O guia, que pode ser baixado gratuitamente, foi organizado por Bianca Cruz Magdalena, pesquisadora em etnobotânica e mestranda em antropologia, e registra o trabalho dos quilombolas que fazem parte da Rede de Sementes do Vale do Ribeira, parceira do ISA. Criada em 2017, a rede é composta por cerca de 60 coletores de sementes nos quilombos André Lopes, Bombas, Maria Rosa, Nhunguara e São Pedro, nas cidades de Eldorado e Iporanga, no sul do estado de São Paulo.
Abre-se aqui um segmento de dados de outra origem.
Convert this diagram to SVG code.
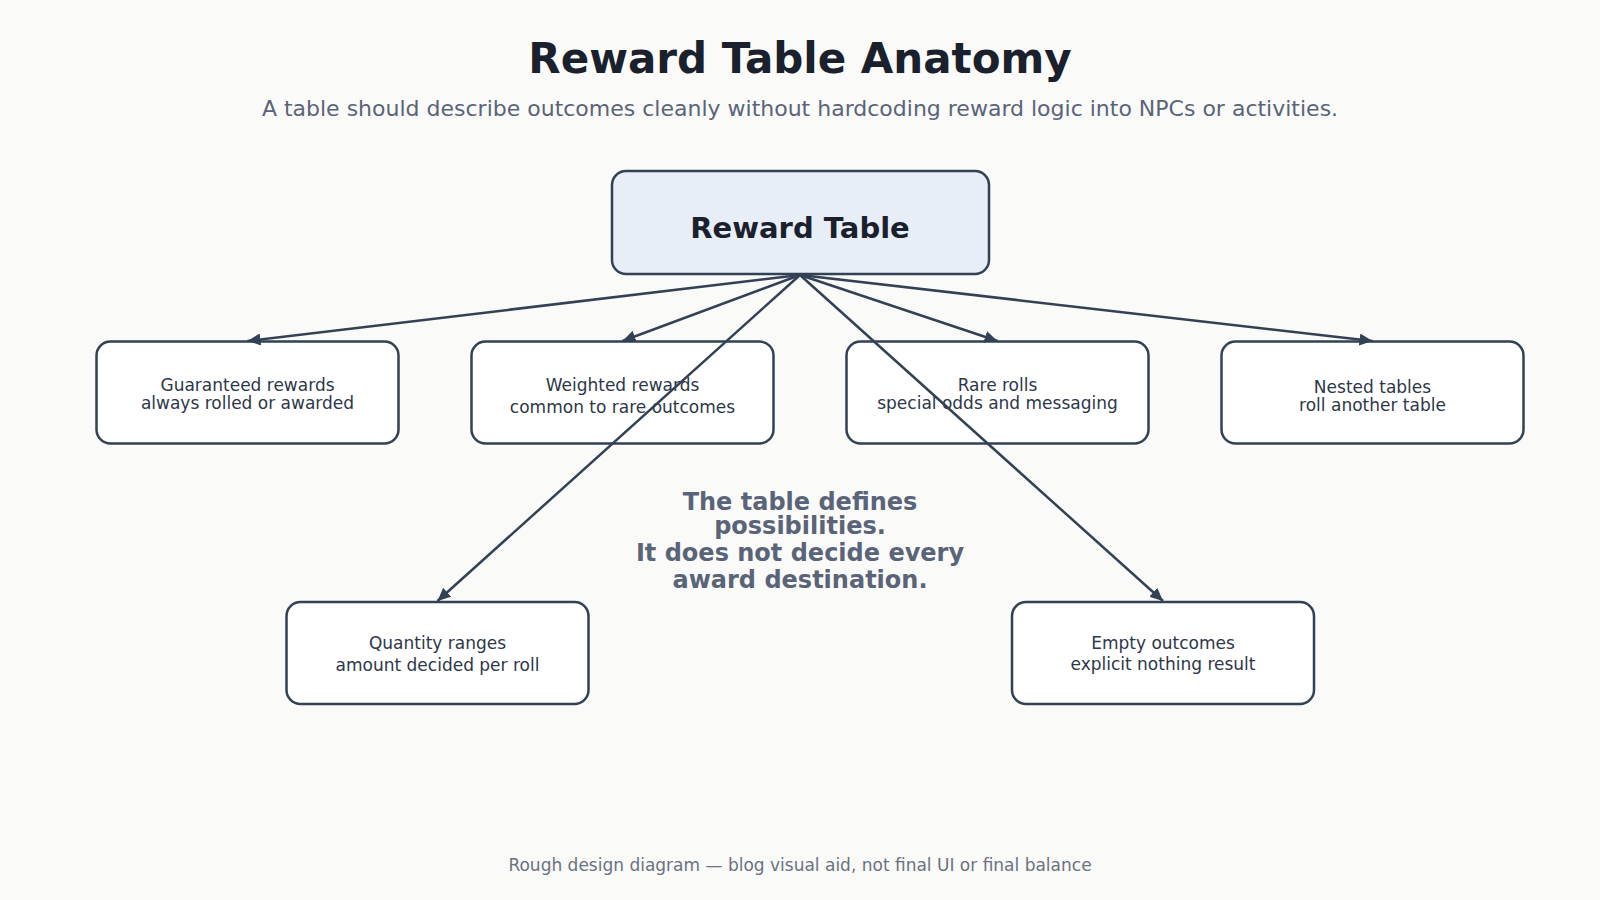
<svg xmlns="http://www.w3.org/2000/svg" width="1600" height="900" viewBox="0 0 1600 900">
<defs>
<marker id="arr" markerUnits="userSpaceOnUse" markerWidth="14" markerHeight="12" refX="13" refY="6" orient="auto">
<path d="M0,0 L13,6 L0,12 z" fill="#334155"/>
</marker>
<style>
.bg{fill:#fafaf9}
.title{font-family:"DejaVu Sans",sans-serif;font-weight:bold;font-size:42px;fill:#1a202c;text-anchor:middle}
.sub{font-family:"DejaVu Sans",sans-serif;font-size:22px;fill:#5a6478;text-anchor:middle}
.box{fill:#ffffff;stroke:#334155;stroke-width:2.5}
.main{fill:#e7eef8;stroke:#334155;stroke-width:2.5}
.mt{font-family:"DejaVu Sans",sans-serif;font-weight:bold;font-size:29px;fill:#1a202c;text-anchor:middle}
.bt{font-family:"DejaVu Sans",sans-serif;font-size:17px;fill:#2d3748;text-anchor:middle}
.note{font-family:"DejaVu Sans",sans-serif;font-weight:bold;font-size:24px;fill:#5a6478;text-anchor:middle}
.foot{font-family:"DejaVu Sans",sans-serif;font-size:17px;fill:#6b7280;text-anchor:middle}
.edge{stroke:#334155;stroke-width:2.5;fill:none;marker-end:url(#arr)}
</style>
</defs>
<rect class="bg" x="0" y="0" width="1600" height="900"/>
<text class="title" x="800" y="73">Reward Table Anatomy</text>
<text class="sub" x="800" y="116">A table should describe outcomes cleanly without hardcoding reward logic into NPCs or activities.</text>

<g id="node-main">
<rect class="main" x="612" y="171" width="377" height="103" rx="14"/>
<text class="mt" x="800" y="238">Reward Table</text>
</g>
<g id="node-guaranteed">
<rect class="box" x="96.5" y="341.5" width="302" height="102" rx="14"/>
<text class="bt" x="247.5" y="391">Guaranteed rewards</text>
<text class="bt" x="247.5" y="409">always rolled or awarded</text>
</g>
<g id="node-weighted">
<rect class="box" x="471.5" y="341.5" width="302" height="102" rx="14"/>
<text class="bt" x="622.5" y="391">Weighted rewards</text>
<text class="bt" x="622.5" y="413">common to rare outcomes</text>
</g>
<g id="node-rare">
<rect class="box" x="846.5" y="341.5" width="302" height="102" rx="14"/>
<text class="bt" x="997.5" y="391">Rare rolls</text>
<text class="bt" x="997.5" y="409">special odds and messaging</text>
</g>
<g id="node-nested">
<rect class="box" x="1221.5" y="341.5" width="302" height="102" rx="14"/>
<text class="bt" x="1372.5" y="393">Nested tables</text>
<text class="bt" x="1372.5" y="411">roll another table</text>
</g>
<g id="node-quantity">
<rect class="box" x="286.5" y="602" width="302" height="102" rx="14"/>
<text class="bt" x="437.5" y="649">Quantity ranges</text>
<text class="bt" x="437.5" y="671">amount decided per roll</text>
</g>
<g id="node-empty">
<rect class="box" x="1012" y="602" width="302" height="102" rx="14"/>
<text class="bt" x="1163" y="649">Empty outcomes</text>
<text class="bt" x="1163" y="670">explicit nothing result</text>
</g>

<g id="connectors">
<line class="edge" x1="800" y1="275" x2="247.5" y2="341"/>
<line class="edge" x1="800" y1="275" x2="622.5" y2="341"/>
<line class="edge" x1="800" y1="275" x2="997.5" y2="341"/>
<line class="edge" x1="800" y1="275" x2="1372.5" y2="341"/>
<line class="edge" x1="800" y1="275" x2="437.5" y2="601"/>
<line class="edge" x1="800" y1="275" x2="1163" y2="601"/>
</g>

<g id="note">
<text class="note" x="800" y="510">The table defines</text>
<text class="note" x="800" y="533.5">possibilities.</text>
<text class="note" x="800" y="561">It does not decide every</text>
<text class="note" x="800" y="588">award destination.</text>
</g>
<text class="foot" x="800" y="871">Rough design diagram — blog visual aid, not final UI or final balance</text>
</svg>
Os integrantes coletam sementes da região, uma das mais preservadas da Mata Atlântica – com cerca de 23% dos remanescentes atuais do bioma – e as vendem para iniciativas de restauração florestal, agroflorestas e viveiros. Em 2022, a rede coletou mais de duas toneladas de sementes de 98 espécies florestais, gerando R$ 242 mil em receitas, ou cerca de 4 mil reais para cada coletor. Segundo o ISA, até 2021 as sementes já tinham sido enviadas para 20 municípios de São Paulo, Rio de Janeiro e Minas Gerais. A técnica da muvuca, onde sementes de diferentes espécies são comercializadas juntas para serem plantadas de uma só vez, já havia sido utilizada para restaurar mais de 20 hectares de Mata Atlântica até aquele momento.

Capa da publicação.

“Mais do que um guia de plantas da Mata Atlântica no Vale do Ribeira, esse livro tem como objetivo ser um material de apoio aos coletores e coletoras, além de incluir a participação desses quilombolas cujas sementes possuem um potencial socioeconômico vinculado a história desses quilombos, seus saberes e suas práticas, não sendo coletadas ao acaso apenas pela rentabilidade, mas porque fazem parte da identidade desses territórios, são ‘sementes culturais’, como disse um dos entrevistados”, narra um trecho do guia.

O livro destaca ainda o Sistema Agrícola Tradicional (SAT) quilombola do Vale do Ribeira, reconhecido como patrimônio imaterial do Brasil pelo Instituto do Patrimônio Histórico e Artístico Nacional (IPHAN) em 2018, reunindo “senso apurado dos ciclos da natureza, as fases da Lua e o momento certo do plantio”, como diz outro trecho do livro. Segundo o ISA, a publicação tem o objetivo de “apoiar o trabalho de coletores e coletoras da Rede de Sementes do Vale do Ribeira e traçar estratégias de defesa da Mata Atlântica, além de valorizar os conhecimentos de convivência com o bioma”.

“É um conhecimento que a gente não aprendeu em nenhuma faculdade, que nenhuma faculdade ensina, só aqueles que recebem o conhecimento de pai pra filho. Então, esse guia ajuda tanto na parte do que a gente pode retirar de cada árvore para poder nos beneficiar, mas também a maneira que ela continue… a floresta viva, a floresta em pé”, frisou o quilombola João da Mota, um dos participantes do evento de lançamento do livro, realizado no último dia 24 no SESC da cidade de Registro (SP).